Myanmar's ruling junta said in a statement to Reuters that the country was not a member of the court and that it does not recognise its statements.

A million Rohingya fled, most to neighbouring Bangladesh, to escape a Myanmar military offensive launched in August 2017, a campaign that UN investigators have described as a textbook example of ethnic cleansing.

Soldiers, police, and Buddhist residents are alleged by UN investigators to have razed hundreds of villages in Myanmar's remote western Rakhine state, torturing residents as they fled, carrying out mass-killings and gang-rapes.

Myanmar has denied the allegations, saying security forces were carrying out legitimate operations against militants who attacked police posts.

Most refugees now live in squalor in camps in Bangladesh.
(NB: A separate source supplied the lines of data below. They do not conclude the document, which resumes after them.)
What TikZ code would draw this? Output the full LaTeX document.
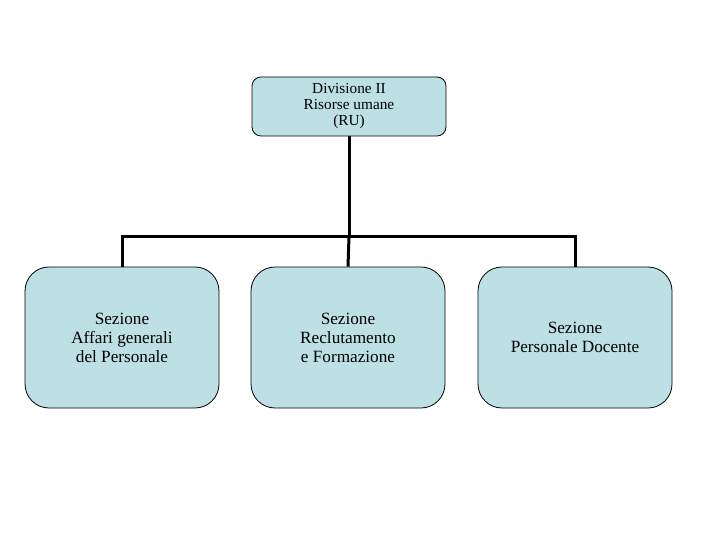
\documentclass[tikz,border=0pt]{standalone}
\usepackage{fontspec}
\setmainfont{Liberation Serif}
\usepackage{tikz}
\usetikzlibrary{calc,positioning}
\definecolor{boxfill}{RGB}{189,224,228}

\begin{document}
\begin{tikzpicture}[x=1pt, y=-1pt,
    unit/.style={draw=black, fill=boxfill, line width=0.8pt, align=center,
      inner sep=0pt},
    link/.style={line width=3pt}]
  \useasboundingbox (0,0) rectangle (720,540);
  % Division
  \node[unit, rounded corners=9pt, minimum width=194pt, minimum height=59pt,
    font=\fontsize{15.3}{16}\selectfont] (div) at (349,106.5)
    {Divisione II\\Risorse umane\\(RU)};
  % Sections
  \begin{scope}[every node/.append style={unit, rounded corners=24pt,
      minimum width=194pt, minimum height=141pt,
      font=\fontsize{17.2}{19}\selectfont}]
    \node (sezA) at (122,337.5) {Sezione\\Affari generali\\ del Personale};
    \node (sezB) at (348,337.5) {Sezione\\Reclutamento\\e Formazione};
    \node (sezC) at (575,337.5) {Sezione\\Personale Docente};
  \end{scope}
  % Connectors
  \coordinate (bus) at (349,236);
  \draw[link] (div.south) -- (bus);
  \draw[link] (sezA.north) |- (bus) -| (sezC.north);
  \draw[link] (bus) -- (sezB.north);
\end{tikzpicture}
\end{document}
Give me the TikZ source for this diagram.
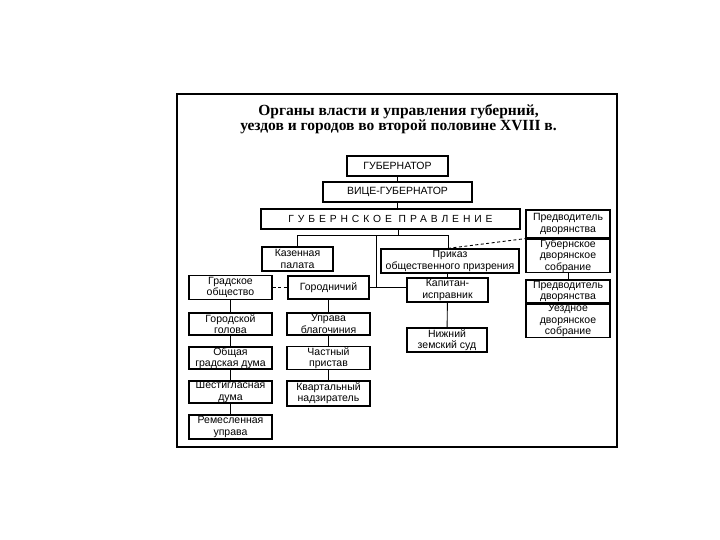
\documentclass[tikz,border=0pt]{standalone}
\usepackage{fontspec}
\setmainfont{Liberation Sans}
\newfontfamily\titlefont{Liberation Serif}
\newfontfamily\spacedfont[LetterSpace=38]{Liberation Sans}
\begin{document}
\begin{tikzpicture}[x=1pt,y=-1pt,
  box/.style 2 args={draw, line width=1.2pt, minimum width=#1, minimum height=#2, inner sep=0.5pt, align=center, font=\fontsize{10.5}{11.3}\selectfont},
  lnk/.style={line width=0.9pt},
  dsh/.style={line width=0.9pt, dash pattern=on 3pt off 2.5pt}]
\useasboundingbox (0,0) rectangle (720,540);
% frame
\draw[line width=2.4pt] (177,94) rectangle (617,447);
% title
\node[font=\titlefont\bfseries\fontsize{15.5}{14}\selectfont, align=center] (title) at (398.5,119.5)
  {Органы власти и управления губерний,\\уездов и городов во второй половине XVIII в.};
% top chain
\node[box={101pt}{20pt}] (gub) at (397.5,166) {ГУБЕРНАТОР};
\node[box={149pt}{20pt}] (vice) at (397.5,192) {ВИЦЕ-ГУБЕРНАТОР};
\node[box={259pt}{20pt}, font=\spacedfont\fontsize{10.3}{11}\selectfont] (prav) at (390.5,219) {ГУБЕРНСКОЕ ПРАВЛЕНИЕ};
% second level
\node[box={71pt}{24pt}] (kaz) at (297.5,259) {Казенная\\палата};
\node[box={138pt}{24pt}] (prik) at (450,261) {Приказ\\общественного призрения};
\node[box={81pt}{24pt}] (kap) at (447.5,290) {Капитан-\\исправник};
\node[box={80pt}{24pt}] (sud) at (447,340) {Нижний\\земский суд};
% city branch
\node[box={81pt}{23pt}] (gorod) at (328.5,287.5) {Городничий};
\node[box={83pt}{24pt}] (grob) at (230.5,287.5) {Градское\\общество};
\node[box={83pt}{22pt}] (golova) at (230.5,324) {Городской\\голова};
\node[box={83pt}{22pt}] (duma) at (230.5,358) {Общая\\градская дума};
\node[box={83pt}{22pt}] (shest) at (230.5,392) {Шестигласная\\дума};
\node[box={83pt}{24pt}] (rem) at (230.5,427) {Ремесленная\\управа};
\node[box={83pt}{22pt}] (upr) at (328.5,324) {Управа\\благочиния};
\node[box={83pt}{22pt}] (chast) at (328.5,358) {Частный\\пристав};
\node[box={83pt}{25pt}] (kvart) at (328.5,393.5) {Квартальный\\надзиратель};
% nobility
\node[box={84pt}{28pt}] (pred1) at (568,224) {Предводитель\\дворянства};
\node[box={84pt}{33pt}, anchor=north] (sob1) at (pred1.south) {Губернское\\дворянское\\собрание};
\node[box={84pt}{23pt}] (pred2) at (568,291.5) {Предводитель\\дворянства};
\node[box={84pt}{33pt}, anchor=north] (sob2) at (pred2.south) {Уездное\\дворянское\\собрание};
% connectors
\draw[lnk] (gub) -- (vice);
\draw[lnk] (vice) -- (vice.south |- prav.north);
\coordinate (b0) at (398,235);
\coordinate (bl) at (297.5,235);
\coordinate (br) at (448,235);
\coordinate (bm) at (376,235);
\draw[lnk] (prav.south -| b0) -- (b0);
\draw[lnk] (kaz.north) -- (bl) -- (br) -- (br |- prik.north);
\draw[lnk] (bm) -- (bm |- gorod.east);
\draw[lnk] (gorod.east) -- (gorod.east -| kap.west);
\draw[lnk] (kap.north) -- (kap.north |- prik.south);
\draw[lnk] (kap) -- (sud);
\draw[dsh] (grob) -- (gorod);
\draw[lnk] (grob) -- (golova) -- (duma) -- (shest) -- (rem);
\draw[lnk] (gorod) -- (upr) -- (chast) -- (kvart);
\draw[lnk] (sob1) -- (pred2);
\draw[dsh] (br |- prik.north) -- (pred1.south west);
\end{tikzpicture}
\end{document}
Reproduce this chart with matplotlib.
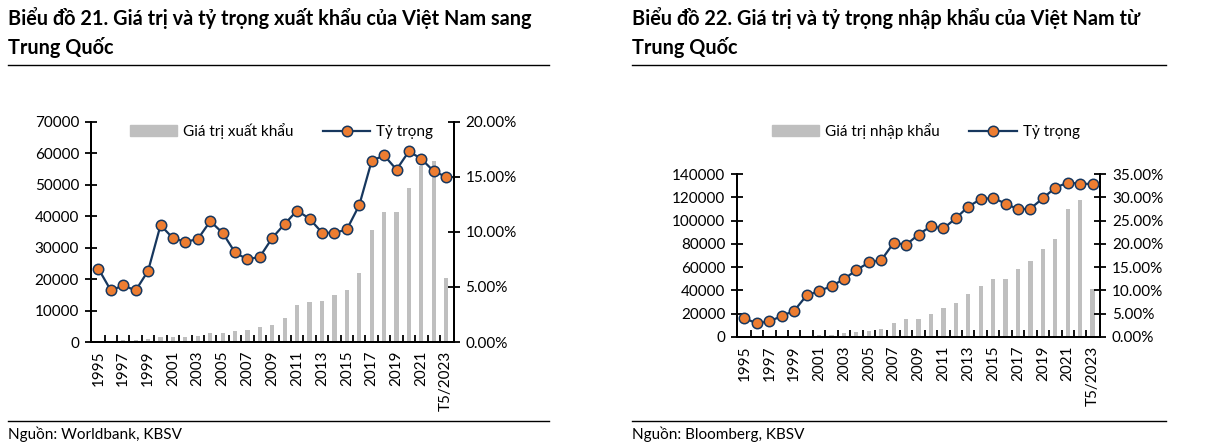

Seeking a warrant for "the person who holds the highest military position in Myanmar sends a strong message to perpetrators that no one stands above the law," said Nicholas Koumjian, head of the UN Independent Investigative Mechanism for Myanmar, which assisted the ICC investigation.

A panel of three judges will now decide if they agree there are "reasonable grounds" to believe Min Aung Hlaing bears criminal responsibility for the deportation and persecution of Rohingya in Myanmar and Bangladesh.

There is no set time frame for their decision but it generally takes around three months to rule on a warrant.

The ICC prosecutor's move comes as his office faces intense political backlash from Washington, among others, over its arrest warrant for Israeli Prime Minister Benjamin Netanyahu and his former defence chief Yoav Gallant.

The prosecutor's office said it was seeking the warrant after extensive, independent and impartial investigations. More applications for arrest warrants relating to Myanmar will follow, it added.

Myanmar is not a member of the treaty-based ICC, but in 2018 and 2019 rulings judges said the court had jurisdiction over alleged cross-border crimes that partially took place in neighbouring ICC member Bangladesh, and said prosecutors could open a formal investigation.

"This is the first application for an arrest warrant against a high-level Myanmar government official that my Office is filing. More will follow," the ICC prosecutor's statement said.